The British burned the building in 1814. It has been expanded numerous times to accommodate the growing needs of the first family and the executive staff. The White House interior was completely gutted and redone during Harry Truman’s administration. Yet for all that, the core of the house looks remarkably similar to the structure that George Washington saw rise in the earliest days of the American republic.

This lesson will provide images of the White House over time. Young students will see how the President’s House grew outward, downward and upward. At the same time, they will also see how the building remains unchanged. In order for a symbol to have force, it must be fixed and consistent. A symbol represents a larger idea.

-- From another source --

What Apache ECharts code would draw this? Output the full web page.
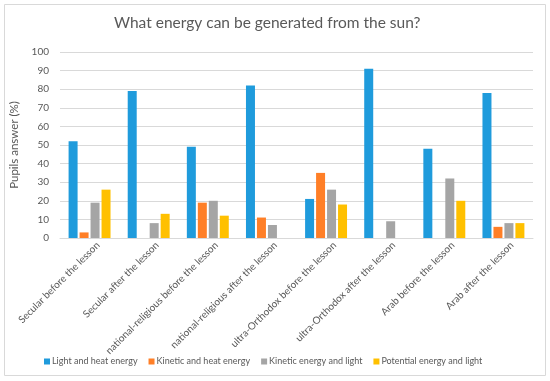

The White House represents leadership and political freedom in America and around the world.


Objectives

By successfully completing this lesson and accompanying activities, students will:

  1. Understand how a symbol can represent an important idea.

  2. Comprehend how a building can be a symbol, and discuss other types of symbols and their meanings.

  3. Track the changes in the physical structure of the White House over time; see how the building has grown to fit the needs of the time, but still retains its original form.

National Standards for History
    The history objectives and activities in The White House: Symbol of Leadership comply with the National Standards for History for Grades K-4, as developed by the National Center for History in the Schools, Los Angeles, CA.

    Topic 3 The History of the United States: Democratic Principles and Values and the People from Many Cultures Who Contributed to Its Cultural, Economic, and Political Heritage

    Standard 4E The student understands national symbols through which American values and principles are expressed.